++++ Extracted entries

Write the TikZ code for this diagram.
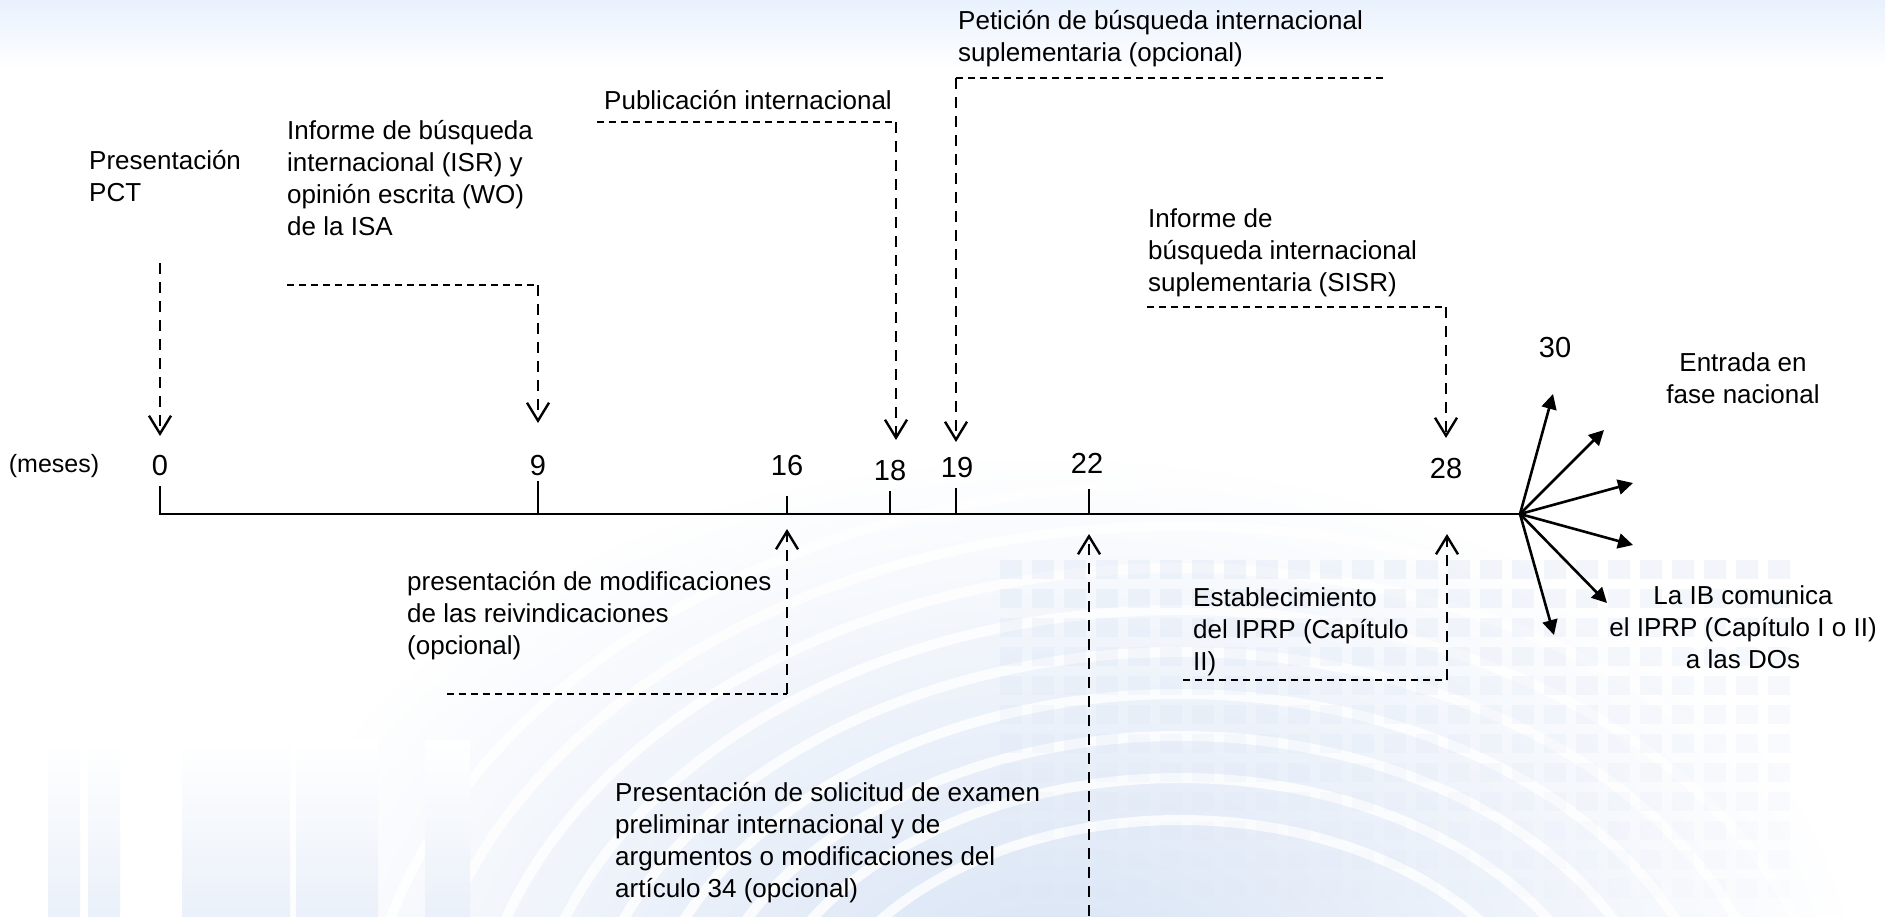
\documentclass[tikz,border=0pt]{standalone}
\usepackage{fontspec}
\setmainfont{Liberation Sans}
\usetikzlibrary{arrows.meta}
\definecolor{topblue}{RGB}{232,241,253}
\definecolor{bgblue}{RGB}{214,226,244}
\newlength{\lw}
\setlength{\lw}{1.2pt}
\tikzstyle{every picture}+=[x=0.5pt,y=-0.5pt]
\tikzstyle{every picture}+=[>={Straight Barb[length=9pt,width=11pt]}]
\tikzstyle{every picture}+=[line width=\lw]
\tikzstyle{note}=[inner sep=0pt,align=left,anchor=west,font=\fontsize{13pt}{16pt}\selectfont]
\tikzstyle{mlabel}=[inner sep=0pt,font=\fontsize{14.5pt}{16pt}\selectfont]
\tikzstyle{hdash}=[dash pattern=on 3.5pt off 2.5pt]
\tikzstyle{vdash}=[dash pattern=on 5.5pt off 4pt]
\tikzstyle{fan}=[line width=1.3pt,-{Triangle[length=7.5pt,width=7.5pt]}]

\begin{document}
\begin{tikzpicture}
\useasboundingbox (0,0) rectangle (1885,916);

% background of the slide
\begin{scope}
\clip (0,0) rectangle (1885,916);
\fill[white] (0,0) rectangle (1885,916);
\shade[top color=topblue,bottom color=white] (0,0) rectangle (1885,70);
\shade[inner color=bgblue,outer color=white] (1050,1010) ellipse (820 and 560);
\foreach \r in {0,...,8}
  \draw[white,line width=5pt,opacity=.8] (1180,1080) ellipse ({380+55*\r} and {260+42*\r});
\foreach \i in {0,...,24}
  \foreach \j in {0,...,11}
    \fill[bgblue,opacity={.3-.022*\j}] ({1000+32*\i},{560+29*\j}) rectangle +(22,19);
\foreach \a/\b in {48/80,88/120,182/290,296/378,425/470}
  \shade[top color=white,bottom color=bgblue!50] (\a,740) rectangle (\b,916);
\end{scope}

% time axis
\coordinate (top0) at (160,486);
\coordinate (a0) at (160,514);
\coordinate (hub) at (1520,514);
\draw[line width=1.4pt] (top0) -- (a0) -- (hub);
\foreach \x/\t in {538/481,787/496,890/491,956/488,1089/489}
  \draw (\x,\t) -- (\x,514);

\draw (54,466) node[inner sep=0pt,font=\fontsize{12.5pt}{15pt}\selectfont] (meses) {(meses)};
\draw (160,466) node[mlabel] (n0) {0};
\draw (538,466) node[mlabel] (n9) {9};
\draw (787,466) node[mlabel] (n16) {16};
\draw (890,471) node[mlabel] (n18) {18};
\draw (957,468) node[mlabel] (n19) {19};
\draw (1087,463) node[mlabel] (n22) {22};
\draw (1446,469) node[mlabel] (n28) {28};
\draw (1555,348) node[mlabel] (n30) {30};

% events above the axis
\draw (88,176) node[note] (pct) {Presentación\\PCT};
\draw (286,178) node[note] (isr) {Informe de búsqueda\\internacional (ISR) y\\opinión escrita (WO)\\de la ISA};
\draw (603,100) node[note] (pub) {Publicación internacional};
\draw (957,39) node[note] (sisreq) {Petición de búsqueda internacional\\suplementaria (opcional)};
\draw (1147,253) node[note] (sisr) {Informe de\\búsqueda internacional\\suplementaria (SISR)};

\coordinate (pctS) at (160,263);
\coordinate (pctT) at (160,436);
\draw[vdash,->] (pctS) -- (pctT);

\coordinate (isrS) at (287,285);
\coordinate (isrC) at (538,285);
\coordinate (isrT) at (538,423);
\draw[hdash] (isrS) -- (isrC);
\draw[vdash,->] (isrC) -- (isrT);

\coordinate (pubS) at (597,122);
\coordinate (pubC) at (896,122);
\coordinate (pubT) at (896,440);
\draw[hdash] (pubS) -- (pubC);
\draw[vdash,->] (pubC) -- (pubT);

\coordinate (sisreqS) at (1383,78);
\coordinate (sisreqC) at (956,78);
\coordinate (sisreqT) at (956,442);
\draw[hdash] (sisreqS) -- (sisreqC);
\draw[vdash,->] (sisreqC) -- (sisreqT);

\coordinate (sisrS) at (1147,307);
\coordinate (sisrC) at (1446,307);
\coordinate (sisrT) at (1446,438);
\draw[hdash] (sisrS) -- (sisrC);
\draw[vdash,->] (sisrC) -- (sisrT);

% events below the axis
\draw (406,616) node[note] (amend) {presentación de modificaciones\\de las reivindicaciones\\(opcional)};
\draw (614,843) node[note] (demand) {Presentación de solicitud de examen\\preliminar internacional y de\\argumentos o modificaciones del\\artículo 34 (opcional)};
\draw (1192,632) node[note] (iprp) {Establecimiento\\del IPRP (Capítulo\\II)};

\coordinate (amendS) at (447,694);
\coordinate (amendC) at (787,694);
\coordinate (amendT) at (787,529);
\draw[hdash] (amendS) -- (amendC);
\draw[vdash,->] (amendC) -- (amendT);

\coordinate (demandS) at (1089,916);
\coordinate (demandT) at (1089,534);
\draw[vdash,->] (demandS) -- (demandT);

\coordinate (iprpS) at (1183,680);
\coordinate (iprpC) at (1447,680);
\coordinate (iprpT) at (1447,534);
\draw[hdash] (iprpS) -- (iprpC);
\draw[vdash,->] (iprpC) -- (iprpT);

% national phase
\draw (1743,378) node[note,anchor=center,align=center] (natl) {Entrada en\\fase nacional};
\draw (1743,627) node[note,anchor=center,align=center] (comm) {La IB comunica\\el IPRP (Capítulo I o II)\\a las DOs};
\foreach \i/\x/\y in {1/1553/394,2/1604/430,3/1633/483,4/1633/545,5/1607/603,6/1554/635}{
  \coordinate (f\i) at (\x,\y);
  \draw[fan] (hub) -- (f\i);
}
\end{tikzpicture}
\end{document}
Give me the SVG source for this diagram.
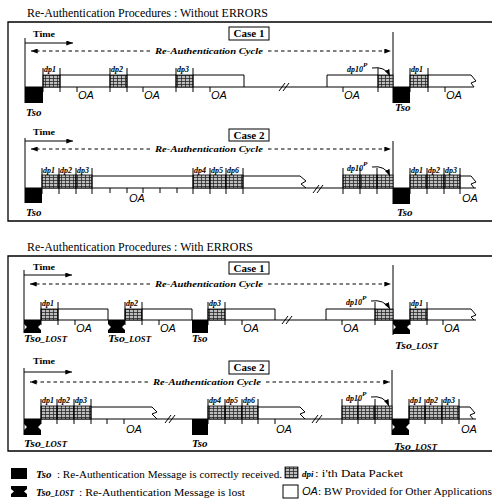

++++++++

- Objective:
From the records given above, reproduce all text exactly and exclude each picture.

- Final result:
Write the TikZ code for this diagram.
\documentclass[tikz,border=0pt]{standalone}
\usepackage{fontspec}
\setmainfont{Liberation Sans}
\usetikzlibrary{arrows.meta}
\definecolor{topblue}{RGB}{232,241,253}
\definecolor{bgblue}{RGB}{214,226,244}
\newlength{\lw}
\setlength{\lw}{1.2pt}
\tikzstyle{every picture}+=[x=0.5pt,y=-0.5pt]
\tikzstyle{every picture}+=[>={Straight Barb[length=9pt,width=11pt]}]
\tikzstyle{every picture}+=[line width=\lw]
\tikzstyle{note}=[inner sep=0pt,align=left,anchor=west,font=\fontsize{13pt}{16pt}\selectfont]
\tikzstyle{mlabel}=[inner sep=0pt,font=\fontsize{14.5pt}{16pt}\selectfont]
\tikzstyle{hdash}=[dash pattern=on 3.5pt off 2.5pt]
\tikzstyle{vdash}=[dash pattern=on 5.5pt off 4pt]
\tikzstyle{fan}=[line width=1.3pt,-{Triangle[length=7.5pt,width=7.5pt]}]

\begin{document}
\begin{tikzpicture}
\useasboundingbox (0,0) rectangle (1885,916);

% background of the slide
\begin{scope}
\clip (0,0) rectangle (1885,916);
\fill[white] (0,0) rectangle (1885,916);
\shade[top color=topblue,bottom color=white] (0,0) rectangle (1885,70);
\shade[inner color=bgblue,outer color=white] (1050,1010) ellipse (820 and 560);
\foreach \r in {0,...,8}
  \draw[white,line width=5pt,opacity=.8] (1180,1080) ellipse ({380+55*\r} and {260+42*\r});
\foreach \i in {0,...,24}
  \foreach \j in {0,...,11}
    \fill[bgblue,opacity={.3-.022*\j}] ({1000+32*\i},{560+29*\j}) rectangle +(22,19);
\foreach \a/\b in {48/80,88/120,182/290,296/378,425/470}
  \shade[top color=white,bottom color=bgblue!50] (\a,740) rectangle (\b,916);
\end{scope}

% time axis
\coordinate (top0) at (160,486);
\coordinate (a0) at (160,514);
\coordinate (hub) at (1520,514);
\draw[line width=1.4pt] (top0) -- (a0) -- (hub);
\foreach \x/\t in {538/481,787/496,890/491,956/488,1089/489}
  \draw (\x,\t) -- (\x,514);

\draw (54,466) node[inner sep=0pt,font=\fontsize{12.5pt}{15pt}\selectfont] (meses) {(meses)};
\draw (160,466) node[mlabel] (n0) {0};
\draw (538,466) node[mlabel] (n9) {9};
\draw (787,466) node[mlabel] (n16) {16};
\draw (890,471) node[mlabel] (n18) {18};
\draw (957,468) node[mlabel] (n19) {19};
\draw (1087,463) node[mlabel] (n22) {22};
\draw (1446,469) node[mlabel] (n28) {28};
\draw (1555,348) node[mlabel] (n30) {30};

% events above the axis
\draw (88,176) node[note] (pct) {Presentación\\PCT};
\draw (286,178) node[note] (isr) {Informe de búsqueda\\internacional (ISR) y\\opinión escrita (WO)\\de la ISA};
\draw (603,100) node[note] (pub) {Publicación internacional};
\draw (957,39) node[note] (sisreq) {Petición de búsqueda internacional\\suplementaria (opcional)};
\draw (1147,253) node[note] (sisr) {Informe de\\búsqueda internacional\\suplementaria (SISR)};

\coordinate (pctS) at (160,263);
\coordinate (pctT) at (160,436);
\draw[vdash,->] (pctS) -- (pctT);

\coordinate (isrS) at (287,285);
\coordinate (isrC) at (538,285);
\coordinate (isrT) at (538,423);
\draw[hdash] (isrS) -- (isrC);
\draw[vdash,->] (isrC) -- (isrT);

\coordinate (pubS) at (597,122);
\coordinate (pubC) at (896,122);
\coordinate (pubT) at (896,440);
\draw[hdash] (pubS) -- (pubC);
\draw[vdash,->] (pubC) -- (pubT);

\coordinate (sisreqS) at (1383,78);
\coordinate (sisreqC) at (956,78);
\coordinate (sisreqT) at (956,442);
\draw[hdash] (sisreqS) -- (sisreqC);
\draw[vdash,->] (sisreqC) -- (sisreqT);

\coordinate (sisrS) at (1147,307);
\coordinate (sisrC) at (1446,307);
\coordinate (sisrT) at (1446,438);
\draw[hdash] (sisrS) -- (sisrC);
\draw[vdash,->] (sisrC) -- (sisrT);

% events below the axis
\draw (406,616) node[note] (amend) {presentación de modificaciones\\de las reivindicaciones\\(opcional)};
\draw (614,843) node[note] (demand) {Presentación de solicitud de examen\\preliminar internacional y de\\argumentos o modificaciones del\\artículo 34 (opcional)};
\draw (1192,632) node[note] (iprp) {Establecimiento\\del IPRP (Capítulo\\II)};

\coordinate (amendS) at (447,694);
\coordinate (amendC) at (787,694);
\coordinate (amendT) at (787,529);
\draw[hdash] (amendS) -- (amendC);
\draw[vdash,->] (amendC) -- (amendT);

\coordinate (demandS) at (1089,916);
\coordinate (demandT) at (1089,534);
\draw[vdash,->] (demandS) -- (demandT);

\coordinate (iprpS) at (1183,680);
\coordinate (iprpC) at (1447,680);
\coordinate (iprpT) at (1447,534);
\draw[hdash] (iprpS) -- (iprpC);
\draw[vdash,->] (iprpC) -- (iprpT);

% national phase
\draw (1743,378) node[note,anchor=center,align=center] (natl) {Entrada en\\fase nacional};
\draw (1743,627) node[note,anchor=center,align=center] (comm) {La IB comunica\\el IPRP (Capítulo I o II)\\a las DOs};
\foreach \i/\x/\y in {1/1553/394,2/1604/430,3/1633/483,4/1633/545,5/1607/603,6/1554/635}{
  \coordinate (f\i) at (\x,\y);
  \draw[fan] (hub) -- (f\i);
}
\end{tikzpicture}
\end{document}
Give me the SVG source for this diagram.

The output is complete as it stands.